Lee's film, to be broadcast in Canada and the United States on Nov. 22, is an exhilarating track-by-track chronicle using archival footage – the clip with Jackson meticulously dictating facial expressions for a California Raisin commercial shows the King of Pop's perfectionist side – and talking heads that include his artistic team and high-profile fans such as Mariah Carey and Questlove.

What it is not is an exposé of the man. If Thriller is the behemoth, the elephant in the room is the dark side of pop's Peter Pan, which is barely touched upon. "That wasn't this documentary," Lee says, expecting the question. "I understand that people want to know that stuff, but for anyone who wants to know about Michael's eccentricities, this is the wrong documentary for them."
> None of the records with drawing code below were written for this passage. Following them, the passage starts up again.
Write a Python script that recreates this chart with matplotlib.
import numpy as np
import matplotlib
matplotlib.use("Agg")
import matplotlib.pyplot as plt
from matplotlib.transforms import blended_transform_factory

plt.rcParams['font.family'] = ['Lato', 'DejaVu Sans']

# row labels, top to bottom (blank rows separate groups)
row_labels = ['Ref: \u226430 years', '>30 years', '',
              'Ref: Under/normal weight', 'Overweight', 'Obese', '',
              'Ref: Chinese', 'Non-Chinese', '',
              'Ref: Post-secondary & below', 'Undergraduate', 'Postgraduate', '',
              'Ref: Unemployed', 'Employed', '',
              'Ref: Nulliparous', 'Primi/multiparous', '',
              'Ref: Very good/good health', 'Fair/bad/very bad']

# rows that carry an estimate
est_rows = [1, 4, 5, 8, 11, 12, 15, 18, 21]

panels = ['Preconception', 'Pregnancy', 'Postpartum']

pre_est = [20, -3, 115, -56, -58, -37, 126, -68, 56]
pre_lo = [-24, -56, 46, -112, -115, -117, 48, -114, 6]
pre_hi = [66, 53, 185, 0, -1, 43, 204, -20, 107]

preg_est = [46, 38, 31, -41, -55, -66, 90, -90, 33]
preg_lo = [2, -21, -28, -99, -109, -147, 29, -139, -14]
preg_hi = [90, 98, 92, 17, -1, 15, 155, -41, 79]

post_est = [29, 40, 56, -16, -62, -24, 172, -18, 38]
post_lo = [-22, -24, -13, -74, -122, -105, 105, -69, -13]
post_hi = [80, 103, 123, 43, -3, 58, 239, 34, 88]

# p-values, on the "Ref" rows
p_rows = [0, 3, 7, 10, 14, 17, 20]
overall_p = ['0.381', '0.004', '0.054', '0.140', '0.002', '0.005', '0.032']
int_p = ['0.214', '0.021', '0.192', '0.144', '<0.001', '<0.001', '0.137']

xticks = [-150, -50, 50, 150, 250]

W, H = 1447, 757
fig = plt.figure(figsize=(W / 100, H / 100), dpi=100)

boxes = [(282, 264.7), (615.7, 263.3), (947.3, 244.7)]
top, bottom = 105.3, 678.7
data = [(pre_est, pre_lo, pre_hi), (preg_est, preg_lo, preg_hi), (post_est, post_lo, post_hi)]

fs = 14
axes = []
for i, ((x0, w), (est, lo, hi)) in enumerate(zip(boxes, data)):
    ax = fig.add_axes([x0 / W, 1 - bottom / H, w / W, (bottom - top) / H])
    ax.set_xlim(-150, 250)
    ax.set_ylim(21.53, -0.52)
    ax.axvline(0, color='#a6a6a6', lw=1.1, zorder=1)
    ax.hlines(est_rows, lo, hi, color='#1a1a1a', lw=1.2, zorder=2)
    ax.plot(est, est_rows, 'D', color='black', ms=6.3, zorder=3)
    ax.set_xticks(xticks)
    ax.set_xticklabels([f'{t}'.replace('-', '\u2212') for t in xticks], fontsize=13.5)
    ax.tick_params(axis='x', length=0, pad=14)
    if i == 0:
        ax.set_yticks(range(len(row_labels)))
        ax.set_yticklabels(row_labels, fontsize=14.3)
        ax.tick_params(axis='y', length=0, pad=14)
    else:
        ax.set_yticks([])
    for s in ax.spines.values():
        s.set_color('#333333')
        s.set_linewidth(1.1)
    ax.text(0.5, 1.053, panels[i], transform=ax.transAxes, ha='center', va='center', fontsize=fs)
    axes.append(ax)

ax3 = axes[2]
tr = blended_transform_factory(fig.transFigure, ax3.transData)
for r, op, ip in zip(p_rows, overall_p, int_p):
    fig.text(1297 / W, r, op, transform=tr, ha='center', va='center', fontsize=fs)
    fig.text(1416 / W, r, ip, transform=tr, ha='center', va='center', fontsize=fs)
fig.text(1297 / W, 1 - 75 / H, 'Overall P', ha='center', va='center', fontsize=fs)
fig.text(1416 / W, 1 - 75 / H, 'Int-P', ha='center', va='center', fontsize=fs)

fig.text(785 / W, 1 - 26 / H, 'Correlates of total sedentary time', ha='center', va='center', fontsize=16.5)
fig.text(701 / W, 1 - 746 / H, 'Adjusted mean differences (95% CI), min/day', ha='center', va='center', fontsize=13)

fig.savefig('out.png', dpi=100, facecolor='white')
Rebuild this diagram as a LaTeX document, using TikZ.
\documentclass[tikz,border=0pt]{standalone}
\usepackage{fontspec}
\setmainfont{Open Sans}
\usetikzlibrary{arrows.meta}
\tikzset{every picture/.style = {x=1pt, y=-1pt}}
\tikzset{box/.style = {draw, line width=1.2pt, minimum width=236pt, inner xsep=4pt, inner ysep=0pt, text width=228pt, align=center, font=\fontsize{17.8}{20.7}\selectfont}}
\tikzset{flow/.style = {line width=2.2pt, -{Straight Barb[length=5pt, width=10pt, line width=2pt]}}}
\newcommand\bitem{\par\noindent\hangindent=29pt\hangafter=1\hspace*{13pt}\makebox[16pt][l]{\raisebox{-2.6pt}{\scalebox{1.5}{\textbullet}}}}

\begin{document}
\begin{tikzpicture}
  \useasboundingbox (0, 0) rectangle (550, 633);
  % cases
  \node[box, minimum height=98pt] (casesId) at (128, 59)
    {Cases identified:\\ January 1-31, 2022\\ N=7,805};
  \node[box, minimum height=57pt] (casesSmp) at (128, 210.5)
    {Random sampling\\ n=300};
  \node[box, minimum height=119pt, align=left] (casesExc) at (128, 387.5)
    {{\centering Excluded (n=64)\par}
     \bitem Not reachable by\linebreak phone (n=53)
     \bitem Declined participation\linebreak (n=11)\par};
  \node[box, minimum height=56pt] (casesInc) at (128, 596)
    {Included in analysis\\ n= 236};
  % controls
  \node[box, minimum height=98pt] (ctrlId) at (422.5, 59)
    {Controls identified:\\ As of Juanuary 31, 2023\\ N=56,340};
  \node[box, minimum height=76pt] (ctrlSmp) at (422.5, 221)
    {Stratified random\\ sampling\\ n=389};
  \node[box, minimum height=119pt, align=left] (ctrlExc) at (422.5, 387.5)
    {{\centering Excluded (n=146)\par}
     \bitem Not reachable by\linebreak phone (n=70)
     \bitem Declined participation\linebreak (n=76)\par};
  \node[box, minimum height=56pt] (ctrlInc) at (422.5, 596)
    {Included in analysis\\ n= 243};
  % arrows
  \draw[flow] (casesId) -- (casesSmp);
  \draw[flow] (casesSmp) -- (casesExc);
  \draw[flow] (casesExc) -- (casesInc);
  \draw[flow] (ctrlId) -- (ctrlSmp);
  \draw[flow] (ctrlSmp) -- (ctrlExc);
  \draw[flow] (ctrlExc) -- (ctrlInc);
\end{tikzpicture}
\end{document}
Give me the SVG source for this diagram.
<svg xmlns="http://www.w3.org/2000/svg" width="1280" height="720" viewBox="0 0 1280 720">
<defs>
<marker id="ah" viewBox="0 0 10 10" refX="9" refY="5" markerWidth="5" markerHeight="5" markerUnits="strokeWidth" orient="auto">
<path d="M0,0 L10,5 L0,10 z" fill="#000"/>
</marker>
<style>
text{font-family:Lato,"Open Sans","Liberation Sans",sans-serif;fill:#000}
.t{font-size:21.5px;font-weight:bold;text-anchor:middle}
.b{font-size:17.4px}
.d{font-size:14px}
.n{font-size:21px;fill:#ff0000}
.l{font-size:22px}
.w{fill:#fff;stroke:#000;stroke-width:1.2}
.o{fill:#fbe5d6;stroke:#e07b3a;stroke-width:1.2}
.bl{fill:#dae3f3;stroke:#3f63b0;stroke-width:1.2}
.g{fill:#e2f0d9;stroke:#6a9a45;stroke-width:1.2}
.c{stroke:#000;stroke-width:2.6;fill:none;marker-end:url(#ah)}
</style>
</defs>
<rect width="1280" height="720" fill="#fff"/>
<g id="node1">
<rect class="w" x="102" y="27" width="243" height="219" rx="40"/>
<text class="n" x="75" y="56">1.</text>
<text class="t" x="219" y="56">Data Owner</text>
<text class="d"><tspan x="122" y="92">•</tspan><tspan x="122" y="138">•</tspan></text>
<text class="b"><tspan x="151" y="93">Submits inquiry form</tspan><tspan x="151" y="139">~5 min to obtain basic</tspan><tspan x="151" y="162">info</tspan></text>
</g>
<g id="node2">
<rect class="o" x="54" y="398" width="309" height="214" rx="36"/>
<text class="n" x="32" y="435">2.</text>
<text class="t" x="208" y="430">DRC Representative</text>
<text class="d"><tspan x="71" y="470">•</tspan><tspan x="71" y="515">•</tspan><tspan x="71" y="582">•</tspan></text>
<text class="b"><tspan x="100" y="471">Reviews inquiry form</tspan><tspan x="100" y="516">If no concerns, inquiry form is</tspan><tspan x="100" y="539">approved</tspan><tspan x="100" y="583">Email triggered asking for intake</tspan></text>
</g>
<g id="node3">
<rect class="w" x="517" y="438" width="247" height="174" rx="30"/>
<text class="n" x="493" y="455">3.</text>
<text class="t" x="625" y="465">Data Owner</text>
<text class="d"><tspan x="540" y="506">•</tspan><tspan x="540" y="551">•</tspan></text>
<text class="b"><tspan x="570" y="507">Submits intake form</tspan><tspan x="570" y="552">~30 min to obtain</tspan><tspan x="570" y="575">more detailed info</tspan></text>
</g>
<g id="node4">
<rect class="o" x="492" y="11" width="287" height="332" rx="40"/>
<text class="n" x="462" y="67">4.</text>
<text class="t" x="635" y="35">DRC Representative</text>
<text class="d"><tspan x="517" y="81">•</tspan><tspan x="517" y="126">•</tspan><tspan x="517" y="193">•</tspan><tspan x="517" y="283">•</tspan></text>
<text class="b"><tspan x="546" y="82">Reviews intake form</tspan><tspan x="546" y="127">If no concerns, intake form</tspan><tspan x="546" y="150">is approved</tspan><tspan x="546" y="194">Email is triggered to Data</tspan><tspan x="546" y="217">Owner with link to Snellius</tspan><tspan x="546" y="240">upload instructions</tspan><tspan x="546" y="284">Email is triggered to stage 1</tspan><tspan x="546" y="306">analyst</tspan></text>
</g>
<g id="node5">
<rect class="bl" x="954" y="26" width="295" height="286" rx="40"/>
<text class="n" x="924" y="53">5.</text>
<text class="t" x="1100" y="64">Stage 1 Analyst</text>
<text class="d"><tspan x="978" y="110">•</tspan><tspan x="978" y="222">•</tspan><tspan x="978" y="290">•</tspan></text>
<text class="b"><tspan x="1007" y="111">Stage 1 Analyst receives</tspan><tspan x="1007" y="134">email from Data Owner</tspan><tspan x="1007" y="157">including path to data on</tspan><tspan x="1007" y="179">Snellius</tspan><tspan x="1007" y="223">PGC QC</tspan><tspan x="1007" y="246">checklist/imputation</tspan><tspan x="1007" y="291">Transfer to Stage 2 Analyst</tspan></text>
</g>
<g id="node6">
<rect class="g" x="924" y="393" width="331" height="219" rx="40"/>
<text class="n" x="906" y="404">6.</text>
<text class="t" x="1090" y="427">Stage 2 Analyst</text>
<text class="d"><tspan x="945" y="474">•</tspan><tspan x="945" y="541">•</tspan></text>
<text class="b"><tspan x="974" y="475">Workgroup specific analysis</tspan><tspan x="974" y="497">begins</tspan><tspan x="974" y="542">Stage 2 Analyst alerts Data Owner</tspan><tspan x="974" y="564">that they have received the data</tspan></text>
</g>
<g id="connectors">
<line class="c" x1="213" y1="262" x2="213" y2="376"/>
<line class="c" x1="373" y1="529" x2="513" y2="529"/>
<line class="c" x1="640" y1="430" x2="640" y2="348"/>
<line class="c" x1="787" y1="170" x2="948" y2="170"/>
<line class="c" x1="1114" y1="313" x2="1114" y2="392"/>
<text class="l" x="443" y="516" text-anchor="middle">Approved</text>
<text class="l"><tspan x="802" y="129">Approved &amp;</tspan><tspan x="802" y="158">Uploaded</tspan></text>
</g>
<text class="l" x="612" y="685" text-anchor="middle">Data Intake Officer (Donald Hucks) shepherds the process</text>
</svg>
As well, Bad25 isn't a revisionist project; the film never claims the Quincy Jones-produced album was Jackson's crowning achievement. In fact, everybody gets a laugh over Just Good Friends, a mediocre duet with Stevie Wonder that probably didn't deserve to make the final cut.

Lee is a fan – "I've been in Michael's groove since I saw him with the Jackson 5 on The Ed Sullivan Show back in 1969" – but counts 1979's Off the Wall as his favourite Jackson album.

What Bad25 does is to reveal the stunning diligence of Jackson to his craft, with every finger-snap and razor-sharp dance move rehearsed and deliberated upon. "People only see the result," explains Lee, mentioning Picasso, Frank Sinatra and Michael Jordan as those in the echelon of Jackson. "We don't see the hard work. I hope that this film gives insight into his creative process."

The closing sequence is a live clip of Jackson at London's Wembley Stadium, where a jaw-dropping finale of Man in the Mirror leaves the artist seemingly exhausted. "No, no, no," Lee objects. "He went to another place. He wasn't exhausted. At the end, with his arms outstretched, he was just in a zone – that rarefied air."

Perhaps he was, but for the last time. After the Bad Tour (which was the triumphant, live culmination of the Quincy Jones collaborations and creative pinnacles of Off the Wall, Thriller and Bad), all that remained was a thin-aired descent into paranoia, hermitage, narcissism, self-loathing and inappropriate sleepovers.

And, musically, only intermittently good pop.

In his Playboy essay from 1985, James Baldwin hoped Jackson would have the good fortune to "snatch his life out of the jaws of a carnivorous success." He would not. After Bad, things got bad indeed, a depth from which Jackson never recovered.

MICHAEL JACKSON AND PRINCE

For his new documentary Bad25, the story of Michael Jackson's hit-laden album from 1987, Spike Lee asked Prince to participate, specifically to comment on the private meeting that took place 25 years ago between the two enigmatic superstars. According to the director, the Purple Rain singer turned him down flat. "He didn't want to do it," Lee told The Globe and Mail. "I tried. I know him too, he's a friend."

The combative title song was originally perceived as a duet, but the plans broke down when neither Prince nor Jackson was about to let the other sing the bad-ass opening-line salvo, "Your butt is mine."

Prince actually spoke to Chris Rock briefly about his secret summit with Jackson for a VH1 special years ago, but His Purpleness wouldn't even allow Lee to use that clip for Bad25. Instead, Lee corralled Martin Scorsese and writer Richard Price, "the asthmatic Italian and an asthmatic Jew," cracked Price, who collaborated on the Bad long-form video. It featured a young Wesley Snipes as Jackson's adversary in a subway-set dance-as-fight scene inspired by West Side Story.

As for the song's central question – "who's bad?" – it turns out it wasn't Jackson or Prince. Ask the U.S. Internal Revenue Service, and they'll tell you it was Snipes, now in the slammer for back taxes.